Within those topics, each song also looks back on a meaningful period of time in McRae’s life: a time when he lived in Shanghai, when he got married, and when his professional career took off.
“That’s the main change from now. I came back to Canada, and at first it was a reverse culture shock—everything is more slow and less populated. But I look back, and I enjoyed my time there,” says McRae.
“It’s funny. I look back, and there was always something to complain about back then, but it was great. That whole period, I look back on with great nostalgia.”
And that’s what his latest album is all about.
It’s nearly impossible to not immediately become a fan of McCrae’s personality and outlook on life, as well as his melodies and his lyrics. His album is about personal growth and a healthy appreciation for the past.
“Do I think back on Shanghai as the best time of my life? I could go back to Shanghai, but not only does the same Shanghai from that time period not even exist anymore, I myself have also changed. That period is over, you could never recreate it, and I am now selectively remembering the parts which fit the story I am trying to tell.”
With music being his outlet to reminisce the past, McRae continues to enjoy the art of creating melodies and writing new lyrics, all the while improving his mastery.

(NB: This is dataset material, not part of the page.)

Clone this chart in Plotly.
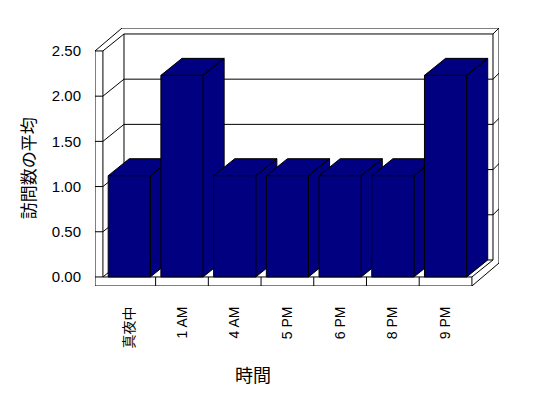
import plotly.graph_objects as go

# ---- data ----
categories = ["真夜中", "1 AM", "4 AM", "5 PM", "6 PM", "8 PM", "9 PM"]
values = [1.12, 2.23, 1.12, 1.12, 1.12, 1.12, 2.23]
y_tickvals = [0, 0.5, 1.0, 1.5, 2.0, 2.5]
y_ticktext = ["0.00", "0.50", "1.00", "1.50", "2.00", "2.50"]
x_title = "時間"
y_title = "訪問数の平均"

# ---- style / 3D geometry (axis units) ----
BAR_COLOR = "#000080"
FONT = "Liberation Sans, Arial, Noto Sans CJK JP, sans-serif"
DX, DY = 0.40, 0.188     # depth offset of the oblique projection
TX, TY = 0.114, 0.066    # back wall thickness
WALL = 0.15              # left wall thickness
FLOOR = 0.10             # floor thickness
BAR_W = 0.8
YMAX = y_tickvals[-1]

idx = list(range(len(categories)))
L = -0.5
R = len(categories) - 0.5
Lo = L - WALL
x_range = [Lo, R + DX + TX]
y_range = [-FLOOR, YMAX + DY + TY]

fig = go.Figure()

# ---- box frame (walls, floor, gridlines) ----
segs = []
def seg(*pts):
    segs.append(pts)

seg((Lo, -FLOOR), (Lo, YMAX), (L, YMAX), (L, 0))
seg((Lo, -FLOOR), (R, -FLOOR), (R, 0), (Lo, 0))
seg((Lo, YMAX), (Lo + DX + TX, YMAX + DY + TY), (R + DX + TX, YMAX + DY + TY),
    (R + DX + TX, -FLOOR + DY + TY), (R, -FLOOR))
seg((L, YMAX), (L + DX, YMAX + DY), (R + DX, YMAX + DY), (R + DX, DY),
    (L + DX, DY), (L + DX, YMAX + DY))
seg((R + DX, YMAX + DY), (R + DX + TX, YMAX + DY + TY))
seg((R, 0), (R + DX, DY))
seg((L, 0), (L + DX, DY))
for v in y_tickvals[1:-1]:
    seg((Lo, v), (L, v), (L + DX, v + DY), (R + DX, v + DY), (R + DX + TX, v + DY + TY))
for k in idx[:-1]:
    seg((k + 0.5, -FLOOR), (k + 0.5, 0))

fx, fy = [], []
for s in segs:
    for p in s:
        fx.append(p[0]); fy.append(p[1])
    fx.append(None); fy.append(None)

fig.add_trace(go.Scatter(x=fx, y=fy, mode="lines", line=dict(color="black", width=1),
                         hoverinfo="skip", showlegend=False))

# ---- bar top and side faces ----
for i, v in zip(idx, values):
    xl = i - BAR_W / 2
    xh = i + BAR_W / 2
    px = [xl, xh, xh + DX, xl + DX, xl, None, xh, xh + DX, xh + DX, xh, xh]
    py = [v, v, v + DY, v + DY, v, None, 0, DY, v + DY, v, 0]
    fig.add_trace(go.Scatter(x=px, y=py, mode="lines", fill="toself",
                             fillcolor=BAR_COLOR, line=dict(color="black", width=1),
                             hoverinfo="skip", showlegend=False))

# ---- bar front faces ----
fig.add_trace(go.Bar(x=idx, y=values, width=BAR_W, xaxis="x2", yaxis="y2",
                     marker=dict(color=BAR_COLOR, line=dict(color="black", width=1)),
                     showlegend=False))

fig.update_layout(
    width=548, height=398,
    margin=dict(l=95, r=49, t=28, b=112),
    paper_bgcolor="white", plot_bgcolor="white",
    font=dict(family=FONT, color="black"),
    showlegend=False,
    xaxis=dict(range=x_range, tickmode="array", tickvals=idx, ticktext=categories,
               tickangle=-90, showgrid=False, zeroline=False, showline=False,
               ticks="outside", ticklen=14, tickcolor="rgba(0,0,0,0)",
               tickfont=dict(size=14, family=FONT), automargin=False, fixedrange=True),
    yaxis=dict(range=y_range, tickmode="array", tickvals=y_tickvals, ticktext=y_ticktext,
               showgrid=False, zeroline=False, showline=False,
               ticks="outside", ticklen=10, tickcolor="rgba(0,0,0,0)",
               tickfont=dict(size=15, family=FONT), automargin=False, fixedrange=True),
    xaxis2=dict(overlaying="x", range=x_range, visible=False, fixedrange=True),
    yaxis2=dict(overlaying="y", range=y_range, visible=False, fixedrange=True),
    annotations=[
        dict(text=x_title, xref="paper", yref="paper", x=0.39, y=-0.349,
             xanchor="center", yanchor="middle",
             showarrow=False, font=dict(size=18, family=FONT)),
        dict(text=y_title, xref="paper", yref="paper", x=-0.163, y=0.457,
             xanchor="center", yanchor="middle",
             showarrow=False, textangle=-90, font=dict(size=17, family=FONT)),
    ],
)

fig.write_html("out.html")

Back at age 16, the singer, rapper, songwriter, performer used to “goof around with a guitar” but had always anchored his music and authenticity to each facet of his life. Now, having travelled and performed across multiple cities in North Asia, the Ontario native has returned to Canada to take his artistry to the next level.
“I have two kids now,” says McRae. “I’m always showing them stuff, and a lot of the new album comes from reading kids stories. It triggers something for me, as a starting point anyway. I rap to a Dr. Seuss rhythm sometimes.”
For McRae, the possibilities for new music are endless. Having shifted his focus to a quieter Canadian lifestyle, and now a father to two kids, he continues to churn out new musical material when he can, that he creates in pieces and puts together when the time is right.
“I always found that when I have nothing to do, I waste time. When I’m already busy, I add more stuff and totally maximize my time. I like to torture myself like that and write my best music during the busiest times of my life.”
In the pandemic, things have slowed. He would have liked to put his new album into a performable mode, but there are too many layers and equipment involved that aren’t realistic for one person to do or perform in a pandemic.
“Performing is for my own personal enjoyment. A reason to see the next town over there.”
The final track on Nostalgia is titled “2020 Visions,” and while McRae doesn’t consider the song the “main seed” of the album, it’s got his thoughts and feelings of 2020 in the lyrics—packaged in a melodic chant overlaid on top of Silverchair and Britney Spears instrumentals from 20 years ago. It’s a song that’s about 2020, that now exists 20 years after the era and influence of Silverchair and Britney Spears, that somehow… works.
“The album has some fun stuff on there. I really enjoyed the amount of lyrics on there… just, lyrics for days. I wrote so much! I thought I was in a time where I had less and less to say, but I’m surprised I had so much.”